In a seven-year battle over copyright infringement and commercial software piracy, Daniel J. Tobin, a Ballard Spahr litigation partner, continues representing Solers Inc., an Arlington-Va.-based defense contractor, in a District of Columbia court. Solers is defending itself against claims made by the Software & Information Industry Association (SIIA), a Washington-based trade group that polices corporate software piracy and calls itself "the principal trade association for the software and digital content industries."

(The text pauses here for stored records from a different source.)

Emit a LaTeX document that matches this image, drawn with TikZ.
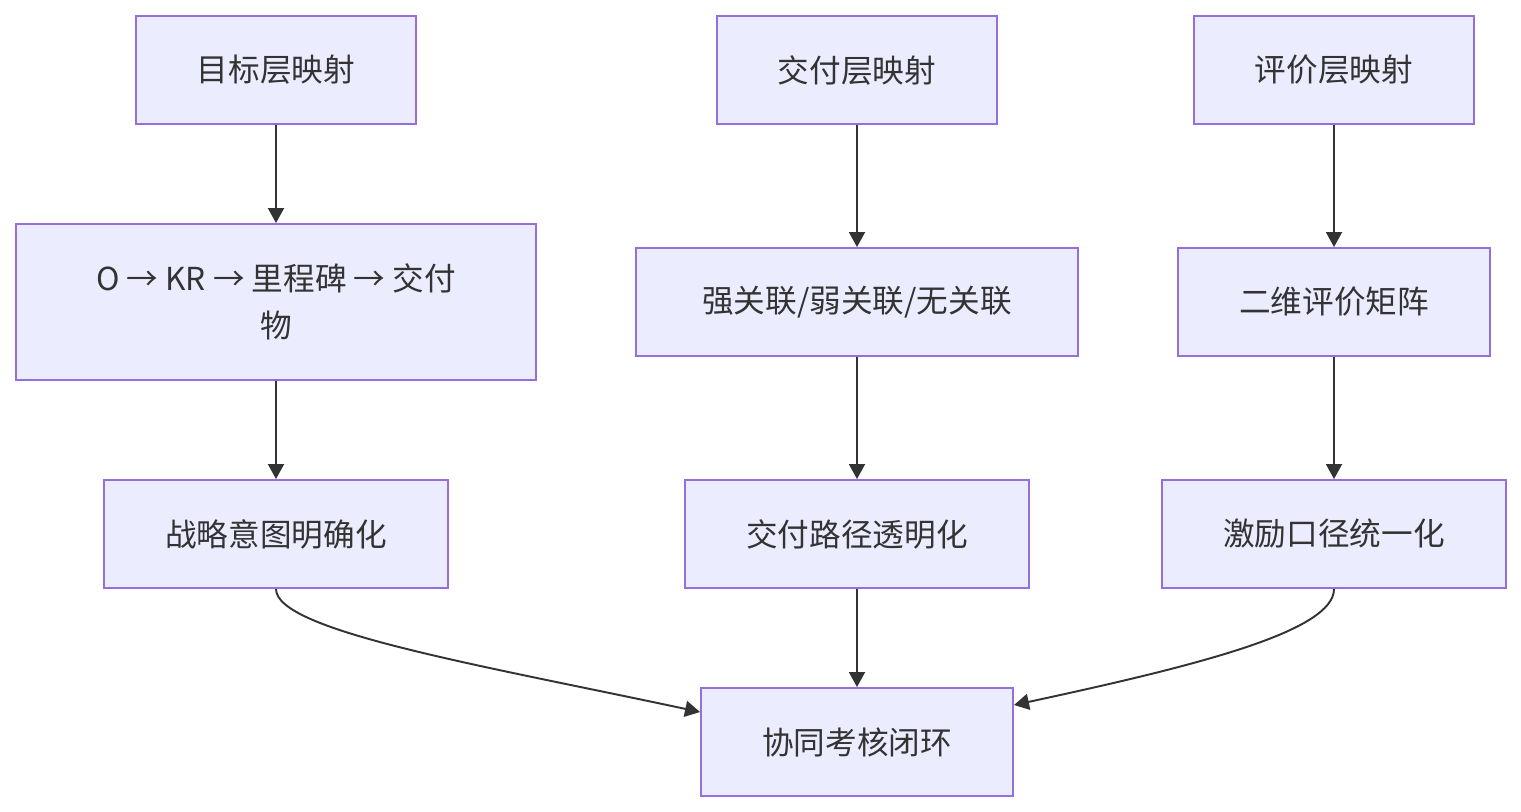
\documentclass[tikz,border=0pt]{standalone}
\usepackage{fontspec}
\setmainfont{Noto Sans CJK SC}
\usetikzlibrary{arrows.meta,calc}
\definecolor{boxfill}{HTML}{ECECFF}
\definecolor{boxline}{HTML}{9370DB}
\definecolor{ink}{HTML}{333333}
\tikzset{
  box/.style={draw=boxline,fill=boxfill,line width=1.1pt,text=ink,
    inner sep=0pt,align=center,font=\fontsize{18}{27}\selectfont},
  arr/.style={draw=ink,line width=1.1pt,-{Triangle[length=3mm,width=3.2mm]}}
}
\begin{document}
\begin{tikzpicture}[x=0.2mm,y=-0.2mm]
  \useasboundingbox[fill=white] (0,0) rectangle (1521,812);
  \node[box,minimum width=56mm,minimum height=21.6mm] (goal) at (276,70) {目标层映射};
  \node[box,minimum width=56mm,minimum height=21.6mm] (deliv) at (857,70) {交付层映射};
  \node[box,minimum width=56mm,minimum height=21.6mm] (eval) at (1334,70) {评价层映射};
  \node[box,minimum width=104mm,minimum height=31.2mm] (chain) at (276,302)
    {O → KR → 里程碑 → 交付\\物};
  \node[box,minimum width=88.4mm,minimum height=21.6mm] (link) at (857,302) {强关联/弱关联/无关联};
  \node[box,minimum width=62.4mm,minimum height=21.6mm] (matrix) at (1334,302) {二维评价矩阵};
  \node[box,minimum width=68.8mm,minimum height=21.6mm] (intent) at (276,534) {战略意图明确化};
  \node[box,minimum width=68.8mm,minimum height=21.6mm] (path) at (857,534) {交付路径透明化};
  \node[box,minimum width=68.8mm,minimum height=21.6mm] (incent) at (1334,534) {激励口径统一化};
  \node[box,minimum width=62.4mm,minimum height=21.6mm] (loop) at (857,742) {协同考核闭环};
  \draw[arr] (goal) -- (chain);
  \draw[arr] (chain) -- (intent);
  \draw[arr] (deliv) -- (link);
  \draw[arr] (link) -- (path);
  \draw[arr] (eval) -- (matrix);
  \draw[arr] (matrix) -- (incent);
  \draw[arr] (path) -- (loop);
  \draw[arr] (intent.south) .. controls ($(intent.south)+(0,42)$) and (480,665)
    .. ($(loop.north west)+(0,25)$);
  \draw[arr] (incent.south) .. controls ($(incent.south)+(0,42)$) and (1200,665)
    .. ($(loop.north east)+(0,18)$);
\end{tikzpicture}
\end{document}
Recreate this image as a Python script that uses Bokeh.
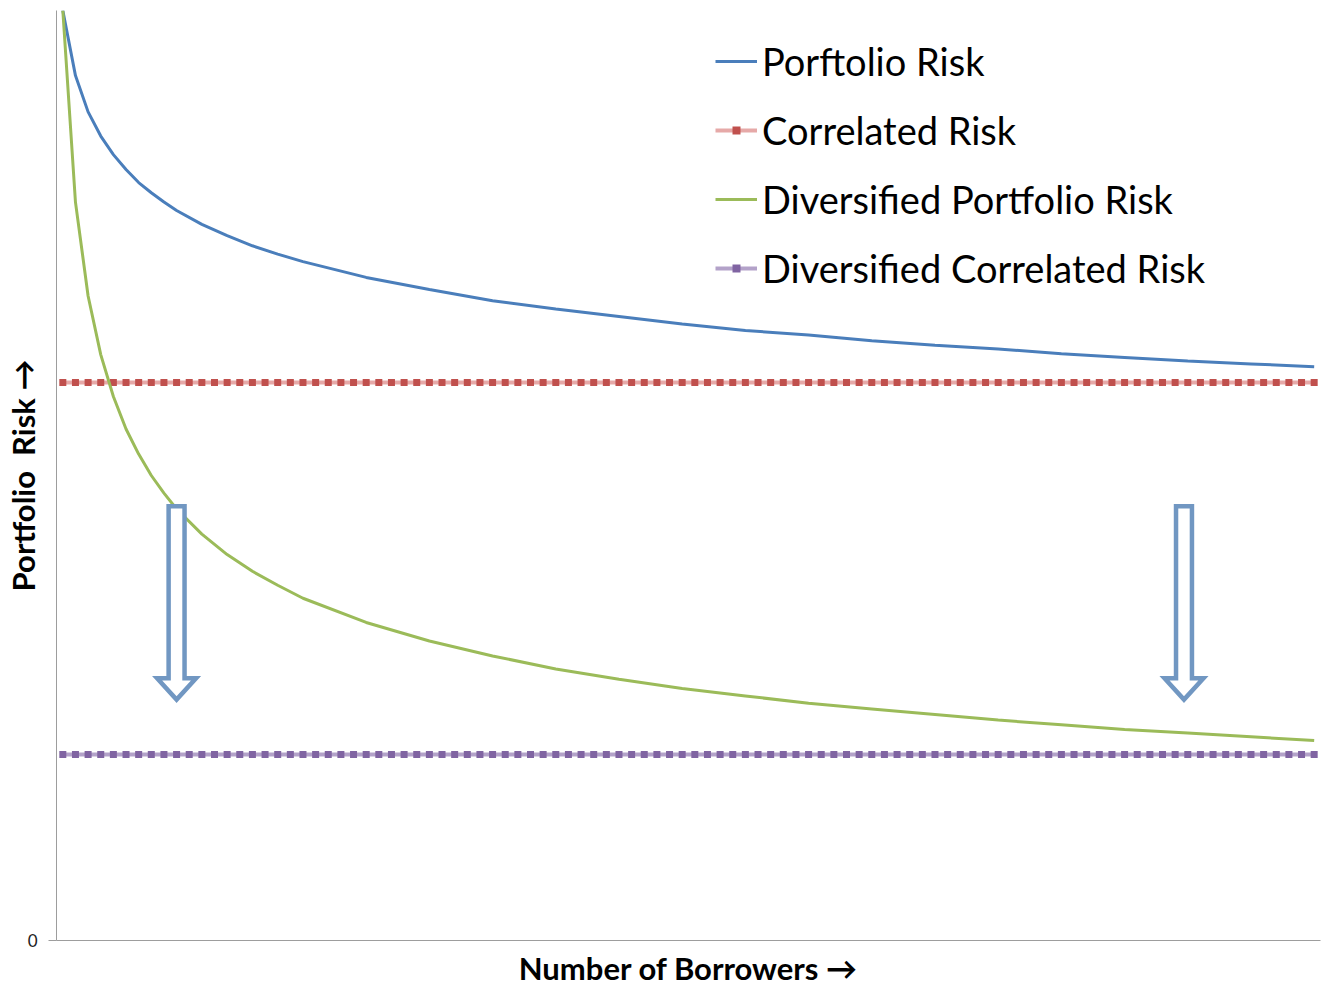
from bokeh.plotting import figure
from bokeh.models import Range1d, FixedTicker, Legend, LegendItem
from bokeh.embed import file_html
from bokeh.resources import INLINE

# Number of borrowers at which the two risk curves are sampled
curve_borrowers = [1, 2, 3, 4, 5, 6, 7, 8, 9, 10, 12, 14, 16, 18, 20,
                   25, 30, 35, 40, 45, 50, 55, 60, 65, 70, 75, 80, 85, 90, 95, 100]
portfolio_risk = [100.0, 93.0, 89.1, 86.5, 84.5, 82.9, 81.5, 80.4, 79.4, 78.5, 77.0,
                  75.8, 74.7, 73.8, 73.0, 71.3, 70.0, 68.8, 67.9, 67.1, 66.3, 65.6,
                  65.1, 64.5, 64.0, 63.6, 63.1, 62.7, 62.3, 62.0, 61.7]
diversified_portfolio_risk = [100.0, 79.4, 69.3, 63.0, 58.5, 55.0, 52.3, 50.0, 48.1, 46.4,
                              43.7, 41.5, 39.7, 38.2, 36.8, 34.2, 32.2, 30.6, 29.2, 28.1,
                              27.1, 26.3, 25.5, 24.9, 24.3, 23.7, 23.2, 22.7, 22.3, 21.9, 21.5]

# Flat (systematic) risk levels, plotted at every borrower count
borrowers = list(range(1, 101))
CORRELATED_RISK = 60.0
DIVERSIFIED_CORRELATED_RISK = 20.0
correlated_risk = [CORRELATED_RISK] * len(borrowers)
diversified_correlated_risk = [DIVERSIFIED_CORRELATED_RISK] * len(borrowers)

FONT = "Lato"

p = figure(width=1321, height=990, output_backend="svg", toolbar_location=None,
           x_range=Range1d(0.5, 100.5), y_range=Range1d(0, 100),
           min_border_left=55, min_border_right=1, min_border_top=10, min_border_bottom=50)
p.background_fill_color = "white"
p.border_fill_color = "white"
p.outline_line_color = None
p.xgrid.visible = False
p.ygrid.visible = False

AXIS_GRAY = "#9D9D9D"

# x axis: a bare line with a title
p.xaxis.ticker = FixedTicker(ticks=[])
p.xaxis.axis_line_color = AXIS_GRAY
p.xaxis.major_tick_out = 0
p.xaxis.minor_tick_out = 0
p.xaxis.axis_label = "Number of Borrowers \u2192"
p.xaxis.axis_label_text_font = FONT
p.xaxis.axis_label_text_font_style = "bold"
p.xaxis.axis_label_text_font_size = "31px"
p.xaxis.axis_label_text_color = "black"
p.xaxis.axis_label_standoff = 8

# y axis: only the zero tick is labelled
p.yaxis.ticker = FixedTicker(ticks=[0])
p.yaxis.axis_line_color = AXIS_GRAY
p.yaxis.major_tick_line_color = AXIS_GRAY
p.yaxis.major_tick_out = 8
p.yaxis.major_tick_in = 0
p.yaxis.minor_tick_out = 0
p.yaxis.major_label_standoff = 11
p.yaxis.major_label_text_font = FONT
p.yaxis.major_label_text_font_size = "17px"
p.yaxis.major_label_text_color = "#222222"
p.yaxis.axis_label = "Portfolio\u00a0\u00a0Risk \u2192"
p.yaxis.axis_label_text_font = FONT
p.yaxis.axis_label_text_font_style = "bold"
p.yaxis.axis_label_text_font_size = "31px"
p.yaxis.axis_label_text_color = "black"
p.yaxis.axis_label_standoff = -17

BLUE = "#4A7EBB"
GREEN = "#9BBB59"
RED = "#C0504D"
RED_LINE = "#E6A9A8"
PURPLE = "#8064A2"
PURPLE_LINE = "#B3A2C9"

r_port = p.line(curve_borrowers, portfolio_risk, line_color=BLUE, line_width=3)

r_corr_line = p.line(borrowers, correlated_risk, line_color=RED_LINE, line_width=4)
r_corr_mark = p.scatter(borrowers, correlated_risk, marker="square", size=7,
                        fill_color=RED, line_color=None)

r_div = p.line(curve_borrowers, diversified_portfolio_risk, line_color=GREEN, line_width=3)

r_dcorr_line = p.line(borrowers, diversified_correlated_risk, line_color=PURPLE_LINE, line_width=4)
r_dcorr_mark = p.scatter(borrowers, diversified_correlated_risk, marker="square", size=7,
                         fill_color=PURPLE, line_color=None)


def block_arrow(cx, top, head_base, tip, shaft_half, head_half):
    xs = [cx - shaft_half, cx + shaft_half, cx + shaft_half, cx + head_half,
          cx, cx - head_half, cx - shaft_half]
    ys = [top, top, head_base, head_base, tip, head_base, head_base]
    return xs, ys


ARROW_COLOR = "#7197C2"
for cx in (10.0, 89.7):
    ax, ay = block_arrow(cx, 46.7, 28.2, 25.9, 0.63, 1.54)
    p.patch(ax, ay, fill_color="white", line_color=ARROW_COLOR, line_width=4.5,
            line_join="miter")

legend = Legend(items=[
    LegendItem(label="Porftolio Risk", renderers=[r_port]),
    LegendItem(label="Correlated Risk", renderers=[r_corr_line, r_corr_mark]),
    LegendItem(label="Diversified Portfolio Risk", renderers=[r_div]),
    LegendItem(label="Diversified Correlated Risk", renderers=[r_dcorr_line, r_dcorr_mark]),
], location=(659, 649))
legend.border_line_color = None
legend.background_fill_alpha = 0
legend.label_text_font = FONT
legend.label_text_font_size = "38px"
legend.label_text_color = "black"
legend.glyph_width = 42
legend.glyph_height = 20
legend.label_standoff = 5
legend.spacing = 23
legend.padding = 10
legend.margin = 0
p.add_layout(legend)

open("out.html", "w").write(file_html(p, INLINE))
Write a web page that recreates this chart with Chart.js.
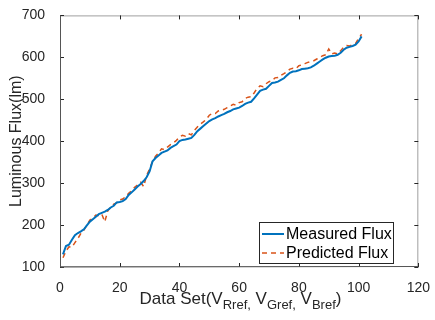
<!DOCTYPE html>
<html>
<head>
<meta charset="utf-8">
<script src="https://cdn.jsdelivr.net/npm/chart.js@4.4.1/dist/chart.umd.min.js"></script>
<style>
  html, body { margin:0; padding:0; background:#fff; }
  #wrap { position:relative; width:435px; height:320px; }
  #xTitle { position:absolute; left:60px; width:361px; top:289px; text-align:center;
    font-family:"Liberation Sans", Arial, sans-serif; font-size:17px; color:#262626; white-space:nowrap; }
  #xTitle sub { font-size:13px; vertical-align:-5px; line-height:0; }
</style>
</head>
<body>
<div id="wrap">
  <canvas id="c" width="435" height="320"></canvas>
  <div id="xTitle">Data Set(V<sub>Rref,</sub> V<sub>Gref,</sub> V<sub>Bref</sub>)</div>
</div>
<script>
// sample index 1..101
const samples = Array.from({length: 101}, (_, i) => i + 1);

const measured = [
  130,150,153,165,176,181,185,190,199,208,
  214,220,226,229,232,236,242,246,254,255,
  257,262,272,278,285,292,298,305,314,328,
  352,360,366,372,375,378,384,388,392,400,
  403,404,406,408,415,424,430,436,442,448,
  452,455,459,462,465,469,472,476,478,480,
  484,489,492,494,502,511,520,523,525,532,
  539,540,542,546,550,557,563,566,567,569,
  572,573,574,576,580,585,590,595,599,602,
  603,604,606,611,618,623,625,627,630,638,
  650
];

const predicted = [
  122,138,148,147,158,168,180,188,200,212,
  216,224,222,226,208,234,242,250,253,260,
  262,268,276,282,290,296,302,292,318,334,
  352,364,372,382,380,386,392,396,402,410,
  414,412,418,415,426,434,441,446,452,462,
  466,466,472,474,476,480,484,488,486,492,
  494,502,505,506,515,526,532,530,537,542,
  544,551,552,557,561,566,572,574,573,580,
  582,585,588,590,592,596,600,604,606,620,
  608,610,608,616,624,628,627,630,633,645,
  655
];

const seriesNames = ['Measured Flux', 'Predicted Flux'];
const xTicks = [0, 20, 40, 60, 80, 100, 120];
const yTicks = [100, 200, 300, 400, 500, 600, 700];

const AXIS = '#262626';
const BOX = '#a0a0a0';
const FONT = '"Liberation Sans", Arial, sans-serif';

// box round the plot with inward ticks, matlab style
const boxPlugin = {
  id: 'boxTicks',
  afterDatasetsDraw(chart) {
    const { ctx, chartArea: a, scales: { x, y } } = chart;
    ctx.save();
    ctx.strokeStyle = BOX;
    ctx.lineWidth = 1;
    ctx.strokeRect(a.left + 0.5, a.top + 0.5, a.right - a.left - 1, a.bottom - a.top - 1);
    ctx.strokeStyle = AXIS;
    ctx.beginPath();
    xTicks.forEach(v => {
      const px = Math.round(x.getPixelForValue(v)) + 0.5;
      ctx.moveTo(px, a.bottom); ctx.lineTo(px, a.bottom - 4);
      ctx.moveTo(px, a.top); ctx.lineTo(px, a.top + 4);
    });
    yTicks.forEach(v => {
      const py = Math.round(y.getPixelForValue(v)) + 0.5;
      ctx.moveTo(a.left, py); ctx.lineTo(a.left + 4, py);
      ctx.moveTo(a.right, py); ctx.lineTo(a.right - 4, py);
    });
    ctx.stroke();
    ctx.strokeStyle = '#555';
    ctx.beginPath();
    ctx.moveTo(a.left + 0.5, a.top); ctx.lineTo(a.left + 0.5, a.bottom);
    ctx.lineTo(a.right, a.bottom - 0.5);
    ctx.stroke();

    // legend box, bottom right
    const lx = 259, ly = 222, lw = 134, lh = 41;
    ctx.fillStyle = '#fff';
    ctx.fillRect(lx, ly, lw, lh);
    ctx.strokeStyle = '#262626';
    ctx.strokeRect(lx + 0.5, ly + 0.5, lw, lh);
    ctx.font = '16px ' + FONT;
    ctx.textBaseline = 'middle';
    chart.data.datasets.forEach((ds, i) => {
      const cy = ly + 12 + i * 19;
      ctx.strokeStyle = ds.borderColor;
      ctx.lineWidth = ds.borderWidth;
      ctx.setLineDash(ds.borderDash || []);
      ctx.beginPath(); ctx.moveTo(lx + 3, cy); ctx.lineTo(lx + 25, cy); ctx.stroke();
      ctx.setLineDash([]);
      ctx.fillStyle = '#000';
      ctx.fillText(ds.label, lx + 27, cy + 1);
    });
    ctx.restore();
  }
};

new Chart(document.getElementById('c'), {
  type: 'line',
  data: {
    datasets: [
      { label: seriesNames[0], data: samples.map((s, i) => ({ x: s, y: measured[i] })),
        borderColor: '#0072BD', borderWidth: 2, pointRadius: 0, tension: 0 },
      { label: seriesNames[1], data: samples.map((s, i) => ({ x: s, y: predicted[i] })),
        borderColor: '#D95319', borderWidth: 1.5, borderDash: [5, 4], pointRadius: 0, tension: 0 }
    ]
  },
  options: {
    responsive: false,
    animation: false,
    layout: { padding: { left: 0, right: 14, top: 12, bottom: 0 } },
    plugins: { legend: { display: false }, tooltip: { enabled: false } },
    scales: {
      x: {
        type: 'linear', min: 0, max: 120,
        afterBuildTicks: s => { s.ticks = xTicks.map(v => ({ value: v })); },
        afterFit: s => { s.height = 53; },
        grid: { display: false },
        border: { display: false },
        ticks: { color: AXIS, font: { family: FONT, size: 14 }, padding: 5, maxRotation: 0 }
      },
      y: {
        min: 100, max: 700,
        afterBuildTicks: s => { s.ticks = yTicks.map(v => ({ value: v })); },
        afterFit: s => { s.width = 60; },
        grid: { display: false },
        border: { display: false },
        title: { display: true, text: 'Luminous Flux(lm)', color: AXIS,
          font: { family: FONT, size: 16 }, padding: { top: 7, bottom: 0 } },
        ticks: { color: AXIS, font: { family: FONT, size: 14 }, padding: 7 }
      }
    }
  },
  plugins: [boxPlugin]
});
</script>
</body>
</html>
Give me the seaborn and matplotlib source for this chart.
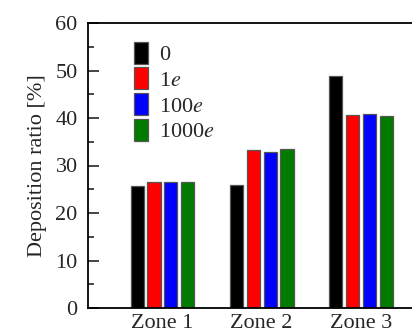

In the course of the legal battle over software piracy, "John Doe," the unnamed informant with the original "evidence" against Solers that spawned the SIIA's lawsuit, vanished—and court documents showed that the SIIA never tried to verify his identity nor to locate him until 2010, when Solers' suit against him was returned to Superior Court in Washington, D.C. Mr. Tobin expressed anger, stating that the SIIA's disclosures proved it lacked standards for verifying tips given by anonymous sources: "It didn't seem the SIIA did any vetting of this source. It was a 'shoot first, ask questions later' policy."

"Clearly he's an Internet troll," Mr. Tobin said of John Doe. Solers Inc.'s case against John Doe could drag on for several more years. Mr. Tobin said: "It's certainly been an interesting ride. And the case isn't over."